New Jersey (North): Jerusalem (D2)

Power Ranking Trend

Power Ranking By Week
WEEK RECORD RANK COMMENTS
Week 5 3-2 9

Tough loss (61–70 vs. Mombasa), and it highlighted the margin: you can’t win every week off grit alone. Mahrooz “Point God” Qaderi tried to steer the tempo, and Michael Knight + Mohammad Masri had moments, but Mombasa’s physicality erased second chances and easy paint touches. Jerusalem is still dangerous, but they have to clean up late-game turnovers and manufacture more “easy offense” through Fares to live near the top.

Week 4 2-2 9

Tough loss (61–70 vs. Mombasa), and it highlighted the margin: you can’t win every week off grit alone. Mahrooz Qaderi tried to steer the tempo, and Michael Knight + Mohammad Masri had moments, but Mombasa’s physicality erased second chances and easy paint touches. Jerusalem is still dangerous, but they have to clean up late-game turnovers and manufacture more “easy offense” through Fares to live near the top.

Week 3 2-1 4

Signature win: 79–73 over Cairo, and they earned it with pace + toughness.

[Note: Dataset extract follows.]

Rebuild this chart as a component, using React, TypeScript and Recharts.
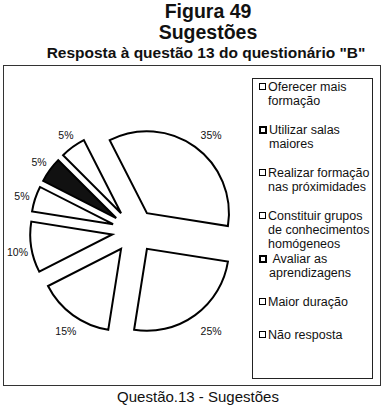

Sufian Abbasi brought the toasty edge without the butter, and Mahrooz “Point God” Qaderi dictated tempo and got them into the right actions when Cairo started making runs. Michael Knight and Mohammad Masri hit timely shots, and the defensive identity was back — hands active, bodies in the lane, pressure on every catch. Next step: clean up late-game execution so the finish matches the fight.

Week 2 1-1 8

Jerusalem came back to earth in a tight loss to Lahore (64–66), and it showed how thin the margin gets when the offense stalls. They’re at their best when Mahrooz “Point God” Qaderi is controlling tempo, Michael Knight + Mohammad Masri are knocking down clean looks, and Fares is anchoring the paint. To stay near the top, they’ll need more consistent half-court creation — especially late — when the game slows down.

Week 1 1-0 1
 
Jerusalem kicked the door down in the Game of the Week (83–46 over Dhaka). Captain Sufian Abbasi had them locked in from the jump—Mahrooz “Point God” Qaderi controlled the tempo, and Michael Knight + Mohammad Masri knocked down shots to bring that grit-and-grind identity to life. Defensively, they made every catch tough for Ty Jackson and Ian Felix, turned every drive into a crowd, and with Fares anchoring the paint, they looked like a team nobody wants to see late in a close one.
Preseason 0-0 6
A very experienced, gritty, defense-leaning team that makes opponents work for everything. If they can find reliable scoring from Mahrooz Qaderi, plus Michael K’s contribution and the exceptional shooting of Mohammad Masri—especially in the half court—Jerusalem is built to outperform expectations.